PARK CITY, Utah — President Biden on Thursday acknowledged his massive climate, health and tax law was not aimed at reducing inflation, despite repeated claims for months it would cure rising prices.
At a private campaign fundraiser, Mr. Biden told the crowd the so-called Inflation Reduction Act isn’t really targeting the cost of living.
“I wish I hadn’t called it that. It has less to do with reducing inflation than it does providing for alternatives that generate economic growth,” Mr. Biden said. “And so, we’re now in a situation where if you look at what we’re doing in the Inflation Reduction Act, we’re literally reducing the cost of people being able to make their — meet their basic needs.”
“Even when there is inflation, there is a way to provide breathing room,” Mr. Biden said, citing negotiating medical prices as one example.
The government this week reported that overall consumer prices in July rose 3.2% from a year earlier, up from a 3% annual increase in June.
Mr. Biden’s comments Thursday sharply differ from what he repeatedly said last summer while pushing Congress to pass the measure, which it ultimately did along party lines.
“The Inflation Reduction Act is the strongest bill you can pass. It will lower inflation, cut the deficit, reduce health care costs,” he said in July 2022.
Upon its passing, Mr.
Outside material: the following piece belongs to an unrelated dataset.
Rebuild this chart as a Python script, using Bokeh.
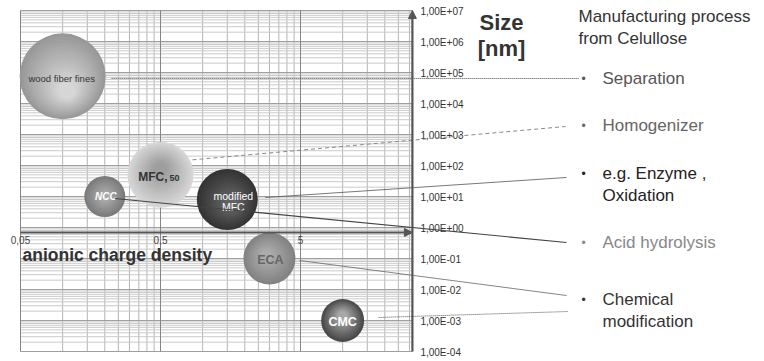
from bokeh.plotting import figure
from bokeh.models import Range1d, Arrow, NormalHead, ColumnDataSource
from bokeh.core.properties import value
from bokeh.embed import file_html
from bokeh.resources import INLINE

# ---------------- data ----------------
materials = ["wood fiber fines", "MFC", "NCC", "modified MFC", "ECA", "CMC"]
charge_density = [0.1, 0.5, 0.2, 1.5, 3.0, 10.0]          # x, anionic charge density
size_nm = [7.5e4, 50.0, 10.0, 8.0, 0.1, 0.001]            # y, size [nm]
bubble_size = [86, 66, 41, 61, 52, 43]                    # bubble diameter (px)

x_tick_values = [0.05, 0.5, 5.0]
x_tick_labels = ["0,05", "0,5", "5"]
y_tick_values = [1e-4, 1e-3, 1e-2, 1e-1, 1e0, 1e1, 1e2, 1e3, 1e4, 1e5, 1e6, 1e7]
y_tick_labels = ["1,00E-04", "1,00E-03", "1,00E-02", "1,00E-01", "1,00E+00", "1,00E+01",
                 "1,00E+02", "1,00E+03", "1,00E+04", "1,00E+05", "1,00E+06", "1,00E+07"]

x_min, x_max = 0.05, 31.5
y_min, y_max = 1e-4, 1e7
x_axis_crosses_at = 0.69

process_title = ["Manufacturing process", "from Celullose"]
processes = [["Separation"], ["Homogenizer"], ["e.g. Enzyme ,", "Oxidation"],
             ["Acid hydrolysis"], ["Chemical", "modification"]]

# ---------------- layout helpers (page pixels -> data) ----------------
XDEC, YDEC = 140.0, 31.0          # pixels per decade
X_PX0, Y_PX0 = 20.0, 10.0         # page pixel of x_min / y_max

def x_at(px):
    return x_min * 10 ** ((px - X_PX0) / XDEC)

def y_at(py):
    return y_max * 10 ** (-(py - Y_PX0) / YDEC)

def shift(x, y, dx, dy):
    return x * 10 ** (dx / XDEC), y * 10 ** (-dy / YDEC)

W, H = 762, 359
p = figure(width=W, height=H, x_axis_type="log", y_axis_type="log",
           x_range=Range1d(x_at(0), x_at(W)), y_range=Range1d(y_at(H), y_at(0)),
           output_backend="svg", toolbar_location=None, title=None,
           x_axis_location=None, y_axis_location=None, min_border=0)
p.outline_line_color = None
p.xgrid.visible = False
p.ygrid.visible = False
p.background_fill_color = "white"
p.border_fill_color = "white"

FONT = value("Liberation Sans")

# ---------------- grid ----------------
x_minor = []
for m in x_tick_values:
    for k in range(2, 10):
        v = m * k
        if v < x_max * 0.999 and v not in x_tick_values:
            x_minor.append(v)
y_minor = [d * k for d in y_tick_values[:-1] for k in range(2, 10)]

p.segment(x0=x_minor, y0=[y_min] * len(x_minor), x1=x_minor, y1=[y_max] * len(x_minor),
          line_color="#b4b4b4", line_width=1)
p.segment(x0=[x_min] * len(y_minor), y0=y_minor, x1=[x_max] * len(y_minor), y1=y_minor,
          line_color="#cacaca", line_width=1)
p.segment(x0=[x_min] * len(y_tick_values), y0=y_tick_values, x1=[x_max] * len(y_tick_values),
          y1=y_tick_values, line_color="#a0a0a0", line_width=1)
p.segment(x0=x_tick_values, y0=[y_min] * 3, x1=x_tick_values, y1=[y_max] * 3,
          line_color="#858585", line_width=1)

# ---------------- axes ----------------
AX = "#555555"
p.add_layout(Arrow(end=NormalHead(size=8, fill_color=AX, line_color=AX),
                   x_start=x_min, y_start=x_axis_crosses_at, x_end=x_max, y_end=x_axis_crosses_at,
                   line_color=AX, line_width=2))
p.add_layout(Arrow(end=NormalHead(size=8, fill_color=AX, line_color=AX),
                   x_start=x_max, y_start=y_min, x_end=x_max, y_end=y_max,
                   line_color=AX, line_width=2.2))

p.text(x=x_tick_values, y=[x_axis_crosses_at] * 3, text=x_tick_labels, text_font=FONT,
       text_font_size=value("10px"), text_color="#444444", text_align="center",
       text_baseline="middle", y_offset=8)
p.text(x=[x_max] * len(y_tick_values), y=y_tick_values, text=y_tick_labels, text_font=FONT,
       text_font_size=value("10px"), text_color="#333333", text_align="left",
       text_baseline="middle", x_offset=8, y_offset=1)

p.text(x=[x_at(22)], y=[x_axis_crosses_at], text=["anionic charge density"], text_font=FONT,
       text_font_size=value("17.5px"), text_font_style="bold", text_color="#333333",
       text_align="left", text_baseline="middle", y_offset=23)

p.text(x=[x_at(501)] * 2, y=[y_at(22), y_at(48)], text=["Size", "[nm]"], text_font=FONT,
       text_font_size=value("22px"), text_font_style="bold", text_color="#333333",
       text_align="center", text_baseline="middle")

# ---------------- bubbles (shaded) ----------------
shade = [  # edge colour, centre colour, highlight offset (px)
    ((152, 152, 152), (214, 214, 214), (4, 14)),
    ((214, 214, 214), (158, 158, 158), (0, -6)),
    ((122, 122, 122), (170, 170, 170), (0, 0)),
    ((52, 52, 52), (98, 98, 98), (4, 4)),
    ((130, 130, 130), (172, 172, 172), (-3, -3)),
    ((72, 72, 72), (168, 168, 168), (0, -5)),
]
N = 16
bx, by, bs, bc = [], [], [], []
for i in range(len(materials)):
    (e, c, (hx, hy)) = shade[i]
    for k in range(N):
        t = k / (N - 1)
        col = tuple(int(round(e[j] + (c[j] - e[j]) * t)) for j in range(3))
        xx, yy = shift(charge_density[i], size_nm[i], hx * t, hy * t)
        bx.append(xx)
        by.append(yy)
        bs.append(bubble_size[i] * (1 - 0.85 * k / N))
        bc.append("#%02x%02x%02x" % col)
p.scatter(x="x", y="y", size="s", fill_color="c", line_color=None, marker="circle",
          source=ColumnDataSource(dict(x=bx, y=by, s=bs, c=bc)))

# bubble labels
def blabel(i, txt, dx, dy, size, color, style="normal", align="center"):
    p.text(x=[charge_density[i]], y=[size_nm[i]], text=[txt], text_font=FONT,
           text_font_size=value(size), text_font_style=style, text_color=color,
           text_align=align, text_baseline="middle", x_offset=dx, y_offset=dy)

blabel(0, "wood fiber fines", -1, 2, "9.5px", "#333333")
blabel(1, "MFC,", 7, 2, "12px", "#333333", "bold", "right")
blabel(1, "50", 9, 3, "9px", "#333333", "bold", "left")
blabel(2, "NCC", 1, 0, "10px", "white", "bold italic")
blabel(3, "modified", 6, -4, "10.5px", "white")
blabel(3, "MFC", 6, 7, "10.5px", "white")
blabel(4, "ECA", 1, 1, "12.5px", "#666666", "bold")
blabel(5, "CMC", 0, 1, "12.5px", "white", "bold")

# ---------------- leader lines ----------------
leaders = [  # bubble, start offset px, end page px, dash, colour, width
    (0, (49, 2), (578, 78), "1 1", "#444444", 1.0),
    (1, (32, -15), (565, 126), "4 3", "#888888", 1.0),
    (3, (38, -2), (566, 177), "solid", "#555555", 0.8),
    (2, (10, 2), (566, 242), "solid", "#444444", 1.2),
    (4, (30, 2), (566, 295), "solid", "#666666", 0.8),
    (5, (36, -3), (568, 311), "1 1", "#555555", 1.0),
]
for i, (dx, dy), (ex, ey), dash, col, w in leaders:
    sx, sy = shift(charge_density[i], size_nm[i], dx, dy)
    p.line(x=[sx, x_at(ex)], y=[sy, y_at(ey)], line_color=col, line_width=w, line_dash=dash)

# ---------------- process texts ----------------
p.text(x=[x_at(578)] * 2, y=[y_at(16), y_at(38)], text=process_title, text_font=FONT,
       text_font_size=value("17px"), text_color="#333333", text_align="left",
       text_baseline="middle")

proc_y = [78, 125, 173, 242, 299]
proc_col = ["#555555", "#666666", "#222222", "#888888", "#333333"]
for lines, py, col in zip(processes, proc_y, proc_col):
    p.text(x=[x_at(583)], y=[y_at(py)], text=["\u2022"], text_font=FONT,
           text_font_size=value("12px"), text_color=col, text_align="center",
           text_baseline="middle")
    for j, ln in enumerate(lines):
        p.text(x=[x_at(602)], y=[y_at(py + 22 * j)], text=[ln], text_font=FONT,
               text_font_size=value("17px"), text_color=col, text_align="left",
               text_baseline="middle")

open("out.html", "w").write(file_html(p, INLINE))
Biden boasted in September that it “cut costs for families, reduced inflation at the kitchen table.”
At the time of its passage, inflation was at its highest level in 40 years, with Americans struggling to afford groceries and other household items.
However, the Congressional Budget Office declared the bill would have a “negligible effect” on inflation in 2022 and would reduce inflation by 0.1% or raise it by 0.1% in 2023.